## DATASET RECORDS
-- Start --

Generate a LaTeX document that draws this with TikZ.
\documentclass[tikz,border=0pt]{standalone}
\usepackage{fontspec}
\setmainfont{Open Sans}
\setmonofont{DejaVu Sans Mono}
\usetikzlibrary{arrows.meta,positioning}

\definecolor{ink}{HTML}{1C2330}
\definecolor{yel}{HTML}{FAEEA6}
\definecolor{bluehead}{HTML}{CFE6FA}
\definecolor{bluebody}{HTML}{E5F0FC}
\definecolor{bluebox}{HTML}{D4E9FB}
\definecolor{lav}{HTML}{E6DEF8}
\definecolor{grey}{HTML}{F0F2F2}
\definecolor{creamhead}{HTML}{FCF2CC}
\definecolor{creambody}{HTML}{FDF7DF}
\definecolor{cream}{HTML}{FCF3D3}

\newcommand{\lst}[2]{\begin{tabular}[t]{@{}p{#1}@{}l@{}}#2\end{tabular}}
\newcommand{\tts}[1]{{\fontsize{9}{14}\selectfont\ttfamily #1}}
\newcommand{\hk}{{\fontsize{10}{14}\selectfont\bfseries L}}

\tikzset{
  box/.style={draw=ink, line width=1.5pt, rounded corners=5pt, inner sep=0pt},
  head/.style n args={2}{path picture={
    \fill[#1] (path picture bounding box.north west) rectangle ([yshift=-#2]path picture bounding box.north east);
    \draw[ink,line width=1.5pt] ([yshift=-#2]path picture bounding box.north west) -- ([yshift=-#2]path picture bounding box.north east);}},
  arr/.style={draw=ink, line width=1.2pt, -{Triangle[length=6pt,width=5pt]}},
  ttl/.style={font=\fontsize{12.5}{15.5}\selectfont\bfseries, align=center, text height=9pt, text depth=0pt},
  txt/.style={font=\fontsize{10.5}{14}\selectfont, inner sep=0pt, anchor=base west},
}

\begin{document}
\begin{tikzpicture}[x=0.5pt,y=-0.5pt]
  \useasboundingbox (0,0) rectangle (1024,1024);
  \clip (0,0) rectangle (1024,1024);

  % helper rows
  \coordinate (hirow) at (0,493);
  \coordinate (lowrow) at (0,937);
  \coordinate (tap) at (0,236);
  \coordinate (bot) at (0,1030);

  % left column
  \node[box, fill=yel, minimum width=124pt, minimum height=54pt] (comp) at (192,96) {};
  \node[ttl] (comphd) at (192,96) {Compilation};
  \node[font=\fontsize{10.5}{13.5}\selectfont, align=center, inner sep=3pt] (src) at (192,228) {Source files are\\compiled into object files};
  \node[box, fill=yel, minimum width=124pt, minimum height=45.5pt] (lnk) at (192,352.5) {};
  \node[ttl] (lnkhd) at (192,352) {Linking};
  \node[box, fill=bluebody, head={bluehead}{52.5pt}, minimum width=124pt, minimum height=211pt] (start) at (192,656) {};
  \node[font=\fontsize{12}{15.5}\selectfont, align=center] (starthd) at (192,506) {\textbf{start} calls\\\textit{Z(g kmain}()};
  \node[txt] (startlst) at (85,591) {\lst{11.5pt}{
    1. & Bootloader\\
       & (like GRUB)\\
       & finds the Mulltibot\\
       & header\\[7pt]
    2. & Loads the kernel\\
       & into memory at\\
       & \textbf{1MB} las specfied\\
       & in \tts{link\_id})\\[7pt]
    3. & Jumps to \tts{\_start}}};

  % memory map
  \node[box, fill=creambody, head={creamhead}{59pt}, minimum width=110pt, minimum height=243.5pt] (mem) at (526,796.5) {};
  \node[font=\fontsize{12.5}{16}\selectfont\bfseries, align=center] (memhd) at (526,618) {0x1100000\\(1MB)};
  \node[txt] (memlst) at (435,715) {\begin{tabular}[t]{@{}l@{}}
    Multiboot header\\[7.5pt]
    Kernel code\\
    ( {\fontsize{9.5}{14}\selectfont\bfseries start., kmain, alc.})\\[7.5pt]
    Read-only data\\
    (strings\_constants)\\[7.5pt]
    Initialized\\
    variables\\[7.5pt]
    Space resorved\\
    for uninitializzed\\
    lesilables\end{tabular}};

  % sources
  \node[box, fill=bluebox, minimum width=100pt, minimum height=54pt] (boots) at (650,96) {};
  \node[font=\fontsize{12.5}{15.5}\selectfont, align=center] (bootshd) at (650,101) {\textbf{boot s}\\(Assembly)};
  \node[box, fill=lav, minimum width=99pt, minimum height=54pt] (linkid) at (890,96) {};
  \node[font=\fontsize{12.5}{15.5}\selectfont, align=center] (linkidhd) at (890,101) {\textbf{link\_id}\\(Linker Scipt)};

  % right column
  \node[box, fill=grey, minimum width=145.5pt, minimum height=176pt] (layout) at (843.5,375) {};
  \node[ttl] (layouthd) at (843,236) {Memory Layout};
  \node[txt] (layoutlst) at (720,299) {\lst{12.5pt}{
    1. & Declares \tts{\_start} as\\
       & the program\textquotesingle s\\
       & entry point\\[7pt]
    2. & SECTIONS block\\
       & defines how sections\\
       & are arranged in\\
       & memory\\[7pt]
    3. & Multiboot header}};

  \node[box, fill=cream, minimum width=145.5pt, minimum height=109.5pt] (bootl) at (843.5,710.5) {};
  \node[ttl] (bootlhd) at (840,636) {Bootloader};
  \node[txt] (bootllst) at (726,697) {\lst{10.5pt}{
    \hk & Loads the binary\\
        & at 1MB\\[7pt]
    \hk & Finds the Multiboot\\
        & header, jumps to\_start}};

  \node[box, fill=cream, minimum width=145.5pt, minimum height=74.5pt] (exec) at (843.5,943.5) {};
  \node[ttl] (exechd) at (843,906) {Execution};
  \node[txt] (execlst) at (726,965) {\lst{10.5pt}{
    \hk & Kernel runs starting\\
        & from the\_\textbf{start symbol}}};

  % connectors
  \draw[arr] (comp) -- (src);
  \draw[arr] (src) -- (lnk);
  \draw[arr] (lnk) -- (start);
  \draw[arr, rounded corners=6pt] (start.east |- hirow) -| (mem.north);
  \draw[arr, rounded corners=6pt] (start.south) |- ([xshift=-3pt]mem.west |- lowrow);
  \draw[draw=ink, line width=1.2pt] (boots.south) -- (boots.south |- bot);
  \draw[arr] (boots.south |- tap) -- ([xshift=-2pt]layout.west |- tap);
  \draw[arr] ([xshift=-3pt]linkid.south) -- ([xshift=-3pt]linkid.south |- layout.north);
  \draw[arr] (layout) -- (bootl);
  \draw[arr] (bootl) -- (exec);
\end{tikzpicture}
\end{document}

-- End --
-- Start --

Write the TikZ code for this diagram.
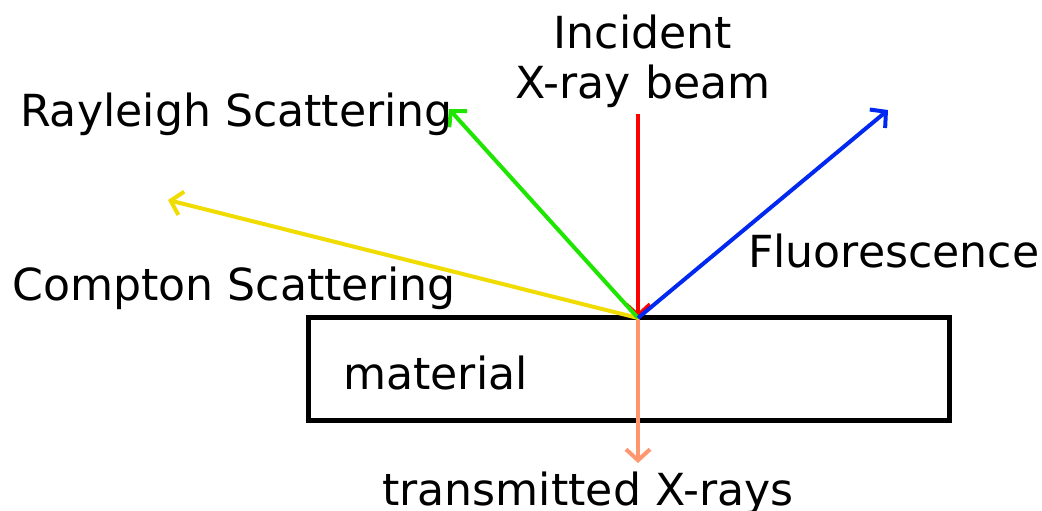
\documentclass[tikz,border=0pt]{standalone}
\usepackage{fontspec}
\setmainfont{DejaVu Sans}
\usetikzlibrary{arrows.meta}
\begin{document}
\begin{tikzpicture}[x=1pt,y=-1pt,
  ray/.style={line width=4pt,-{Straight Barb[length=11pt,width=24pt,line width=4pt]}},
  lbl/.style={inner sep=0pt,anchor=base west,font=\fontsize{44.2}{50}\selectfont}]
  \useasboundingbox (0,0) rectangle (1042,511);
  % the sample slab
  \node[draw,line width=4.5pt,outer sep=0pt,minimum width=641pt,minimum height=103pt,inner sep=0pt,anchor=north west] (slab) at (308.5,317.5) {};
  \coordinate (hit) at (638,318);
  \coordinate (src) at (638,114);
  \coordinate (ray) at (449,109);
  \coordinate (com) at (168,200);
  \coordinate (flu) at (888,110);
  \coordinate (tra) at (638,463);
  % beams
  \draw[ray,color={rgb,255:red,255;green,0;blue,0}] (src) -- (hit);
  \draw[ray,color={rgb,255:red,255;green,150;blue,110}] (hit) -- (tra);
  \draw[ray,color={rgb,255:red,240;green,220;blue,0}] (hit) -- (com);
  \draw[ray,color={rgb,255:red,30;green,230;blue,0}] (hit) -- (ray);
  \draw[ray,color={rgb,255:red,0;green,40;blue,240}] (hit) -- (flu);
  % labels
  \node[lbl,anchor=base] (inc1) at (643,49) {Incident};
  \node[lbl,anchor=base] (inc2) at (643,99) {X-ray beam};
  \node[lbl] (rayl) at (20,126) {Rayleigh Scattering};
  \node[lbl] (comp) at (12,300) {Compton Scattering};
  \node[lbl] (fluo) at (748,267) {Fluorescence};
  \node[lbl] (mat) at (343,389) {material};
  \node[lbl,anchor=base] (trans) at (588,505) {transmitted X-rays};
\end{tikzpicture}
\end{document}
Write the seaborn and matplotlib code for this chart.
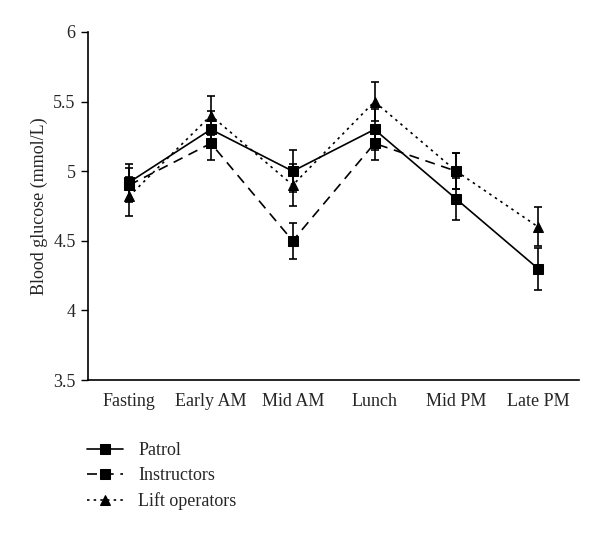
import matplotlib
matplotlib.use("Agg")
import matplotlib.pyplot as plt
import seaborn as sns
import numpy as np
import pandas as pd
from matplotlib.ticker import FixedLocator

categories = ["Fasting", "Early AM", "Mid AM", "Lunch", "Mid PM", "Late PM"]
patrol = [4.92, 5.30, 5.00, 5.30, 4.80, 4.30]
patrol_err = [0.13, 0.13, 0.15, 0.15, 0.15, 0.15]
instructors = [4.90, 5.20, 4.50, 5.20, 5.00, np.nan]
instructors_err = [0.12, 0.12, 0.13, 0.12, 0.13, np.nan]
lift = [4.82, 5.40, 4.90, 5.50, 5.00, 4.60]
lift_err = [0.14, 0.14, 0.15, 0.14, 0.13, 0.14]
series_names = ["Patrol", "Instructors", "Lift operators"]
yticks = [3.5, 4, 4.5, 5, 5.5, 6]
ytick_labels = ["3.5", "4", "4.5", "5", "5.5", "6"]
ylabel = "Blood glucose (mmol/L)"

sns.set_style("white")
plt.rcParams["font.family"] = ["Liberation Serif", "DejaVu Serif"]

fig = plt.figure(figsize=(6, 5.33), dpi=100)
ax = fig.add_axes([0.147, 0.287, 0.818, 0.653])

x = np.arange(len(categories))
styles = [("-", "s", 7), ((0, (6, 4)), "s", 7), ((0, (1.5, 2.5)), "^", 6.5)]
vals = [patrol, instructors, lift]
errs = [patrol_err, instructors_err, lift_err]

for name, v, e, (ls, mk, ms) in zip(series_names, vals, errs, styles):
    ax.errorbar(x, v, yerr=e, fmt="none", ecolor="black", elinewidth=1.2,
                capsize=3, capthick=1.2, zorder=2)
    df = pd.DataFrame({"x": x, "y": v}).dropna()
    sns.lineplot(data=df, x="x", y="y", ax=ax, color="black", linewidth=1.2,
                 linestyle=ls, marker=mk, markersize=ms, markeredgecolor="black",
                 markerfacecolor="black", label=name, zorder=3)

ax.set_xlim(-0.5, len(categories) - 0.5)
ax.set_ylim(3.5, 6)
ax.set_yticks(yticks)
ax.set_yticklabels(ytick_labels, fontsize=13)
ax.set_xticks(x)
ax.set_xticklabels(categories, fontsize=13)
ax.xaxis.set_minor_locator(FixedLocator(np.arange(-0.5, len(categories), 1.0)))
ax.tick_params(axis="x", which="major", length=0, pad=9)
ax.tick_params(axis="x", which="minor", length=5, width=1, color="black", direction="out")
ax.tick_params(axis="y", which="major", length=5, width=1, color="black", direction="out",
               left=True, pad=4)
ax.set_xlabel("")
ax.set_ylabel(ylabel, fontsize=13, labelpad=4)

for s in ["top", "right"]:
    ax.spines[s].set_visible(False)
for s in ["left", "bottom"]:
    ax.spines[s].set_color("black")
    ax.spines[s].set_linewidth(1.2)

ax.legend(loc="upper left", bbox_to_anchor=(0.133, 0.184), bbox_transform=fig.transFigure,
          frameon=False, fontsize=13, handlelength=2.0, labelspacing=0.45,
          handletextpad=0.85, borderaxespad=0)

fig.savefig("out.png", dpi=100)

-- End --
-- Start --

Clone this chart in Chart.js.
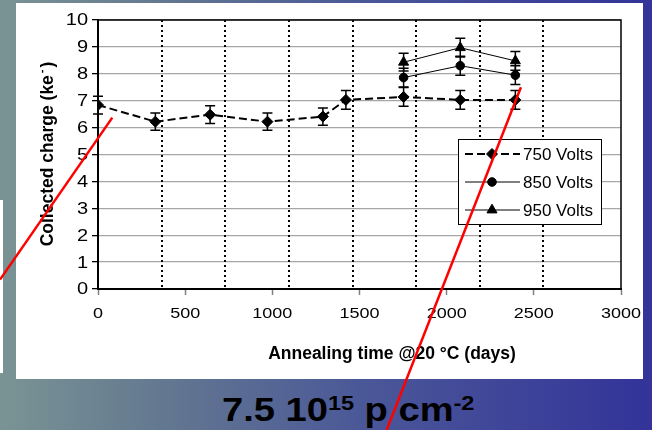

-- End --

## SET PROBLEM
From the records above, quote word for word only the lines beginning at the line that has "Write the seaborn" and stopping after the line that has "from matplotlib.ticker import FixedLocator". Omit the pictures.

## EXPECTED ANSWER
Write the seaborn and matplotlib code for this chart.
import matplotlib
matplotlib.use("Agg")
import matplotlib.pyplot as plt
import seaborn as sns
import numpy as np
import pandas as pd
from matplotlib.ticker import FixedLocator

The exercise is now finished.